1. Fitting the model

  1. Estimate the parameters of a comprehensive model to predict the presence/absence of AIV, including: the fixed effects of duck age and sex, temperature, and site population density; and the random effects of species, site, year, and site x year interaction (the latter is denoted as (1 | Site:Year) in the model). Should we check for overdispersion in this model?

  2. What is the reason for including each of the random effects of the model in (a)? Check whether these random effects follow a normal distribution.

  3. Produce a graph of the model-predicted probability of occurrence of AIV in (a) as a function of temperature for each of the four age and sex categories (HY/F, HY/M, AHY/F, AHY/M). The population density will not appear in the graph, but you can set it to its mean value for the predictions.

  4. Starting from the full model, use the AIC to determine whether or not to include each of the following effects: temperature, population density, and the random effect for site x year interaction.

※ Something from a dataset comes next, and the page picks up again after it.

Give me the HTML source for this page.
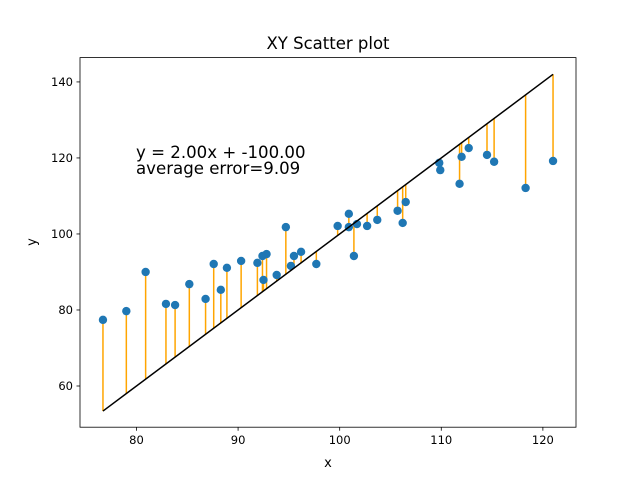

  5. The authors of the original study determined a significant effect of population density by fitting a model with random site and year effects, but without their interaction. Why might the conclusions of your model differ from this result?

2. Model predictions

  1. Add columns to the original dataset representing the prediction of the probability of occurrence of AIV (1) based only on the fixed effects of the model; (2) based on both fixed and random effects. Use the best model identified in the previous section.

  2. For each type of prediction obtained (fixed effects; fixed and random effects), determine the predicted mean probability of occurrence of AIV for observations with AIV = 1 and the predicted mean probability of occurrence for observations with A AIV = 0. Based on your results, do the model’s fixed effects provide a good distinction between presence and absence? What about random effects?

  3. Group the dataset by site and year, then calculate the mean longitude, latitude, and probability of AIV predicted by the full model for each site-year combination. Using these variables, produce a map of the sites with their predicted probability of AIV for each year. (You can use the facets in ggplot2 to separate the graph into panels for each year).